WASHINGTON (AP) — Marathon Pharmaceuticals announced Monday that it will temporarily halt the rollout of a drug to treat genetic muscle deterioration just hours after two members of Congress expressed outrage that the company planned to charge $89,000 a year for a drug that’s widely available abroad for about $1,000 a year.
Sen. Bernie Sanders, I-Vt., and Rep. Elijah Cummings, D-Md., urged the company earlier in the day to lower the drug’s price. They warned that they would be investigating how Marathon Pharmaceuticals set its pricing and contended that the company was abusing a program that grants seven years of market exclusivity to encourage research into new treatments for rare diseases. The program, they said, was not established to reward companies for drugs that have been available for decades.
“Exorbitantly pricing potentially life-saving medications that should be widely available for a fraction of the price hinders patient access and drives up costs for the entire health care sector,” the lawmakers wrote.
The U.S. Food and Drug Administration approved the drug last week to treat patients with Duchenne Muscular Dystrophy. While the steroid is commonly used globally, the FDA’s action represents the first approval of deflazacort for use in the U.S. The drug will be marketed under the brand name Emflaza.

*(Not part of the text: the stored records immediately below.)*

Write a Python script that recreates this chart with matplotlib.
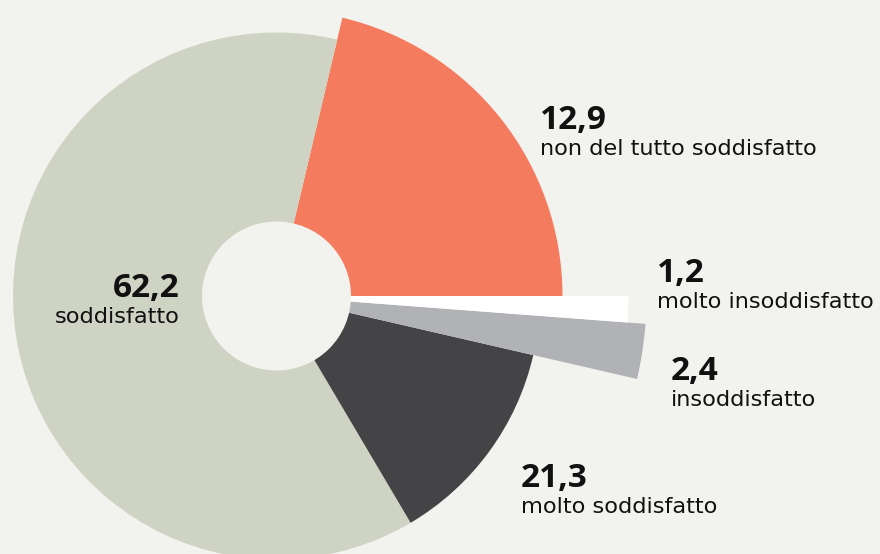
import matplotlib.pyplot as plt
from matplotlib.patches import Wedge, Circle

# wedges, counterclockwise from 3 o'clock
shares = [21.3, 62.2, 12.9, 2.4, 1.2]
colors = ["#F47B5D", "#CFD3C3", "#444447", "#B1B2B6", "#FFFFFF"]
radii = [286, 263.5, 263.5, 370, 352]

# label blocks: value, caption
values = ["12,9", "62,2", "21,3", "2,4", "1,2"]
captions = ["non del tutto soddisfatto", "soddisfatto", "molto soddisfatto",
            "insoddisfatto", "molto insoddisfatto"]
# baseline anchor of each value (pixels, y down), alignment
label_pos = [(540, 129), (180, 297), (521, 487), (671, 380), (657, 282)]
label_ha = ["left", "right", "left", "left", "left"]

bg = "#F2F2EE"
cx, cy = 276.5, 554 - 296
hole = 74.5

fig = plt.figure(figsize=(8.8, 5.54), dpi=100, facecolor=bg)
ax = fig.add_axes([0, 0, 1, 1])
ax.set_xlim(0, 880)
ax.set_ylim(0, 554)
ax.set_facecolor(bg)
ax.axis("off")

start = 0.0
for share, col, r in zip(shares, colors, radii):
    span = share / 100 * 360
    ax.add_patch(Wedge((cx, cy), r, start, start + span, facecolor=col,
                       edgecolor="none"))
    start += span

ax.add_patch(Circle((cx, cy), hole, facecolor=bg, edgecolor="none"))

for v, cap, (x, y), ha in zip(values, captions, label_pos, label_ha):
    ax.text(x, 554 - y, v, ha=ha, va="baseline", fontsize=24,
            fontweight="bold", family="Open Sans", color="#111111")
    ax.text(x, 554 - y - 26, cap, ha=ha, va="baseline", fontsize=16.2,
            family="DejaVu Sans", color="#111111")

fig.savefig("out.png", dpi=100, facecolor=bg)
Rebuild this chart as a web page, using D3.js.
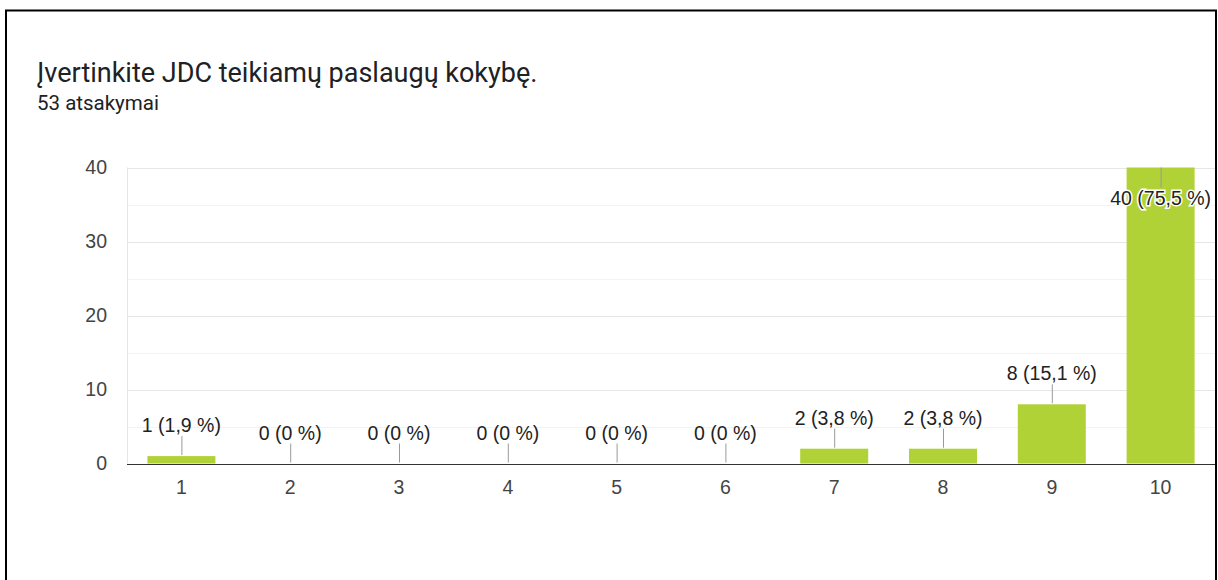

The disease affects about 15,000 people. People with the disease progressively lose the ability to perform activities independently and often require use of a wheelchair by their early teens. Patients typically succumb to the disease in their 20s or 30s, but disease severity and life expectancy vary. In a clinical study of 196 male patients, those taking the drug had improvements in strength across a number of muscles compared to those taking a placebo.
In recent months, lawmakers have repeatedly challenged drug companies on drug pricing. Soon after the criticism by Sanders and Cummings, Marathon Pharmaceuticals released a statement and what it described as an open letter to those involved in treating and caring for people with Duchenne muscular dystrophy from the company’s chairman and CEO, Jeff Aronin.
Aronin said the company invested substantial resources into the drug and didn’t expect to recoup its investment for several years while only having seven years of market exclusivity.
“If we are profitable, we are committed to re-investing our earnings from EMFLAZA into additional research into Duchenne. We are in regular contact with leaders of the Duchenne community about our plans and look forward to continuing that engagement,” Aronin said.
Aronin said he wanted to assure caregivers and others that in preliminary meetings with the insurance community, many “have acknowledged the price was appropriate given the very small patient population.”
Sanders and Cummings said in their letter seeking details from Marathon Pharmaceutical about their expenses, revenue and profit estimates, that patients had been paying about $1,000 a year for deflazacort. But Aronin said in his open letter that a small percentage of patients, roughly 7 to 9 percent, imported the drug from overseas.
“Our goal in commercializing EMFLAZA all along has been to make it available to a much broader set of patients who, prior to FDA approval, have not had access to this therapy,” Aronin said. “There was also much we did not know about using the drug in the Duchenne patient population including proper dosing, potential side effects and drug-to-drug interactions.”
Lawmakers challenged Mylan NV last year for its EpiPen pricing, which has climbed more than 500 percent since 2007. CVS is now selling a rival, generic version of EpiPen at about a sixth of the price of the brand-name version of the life-saving allergy treatment.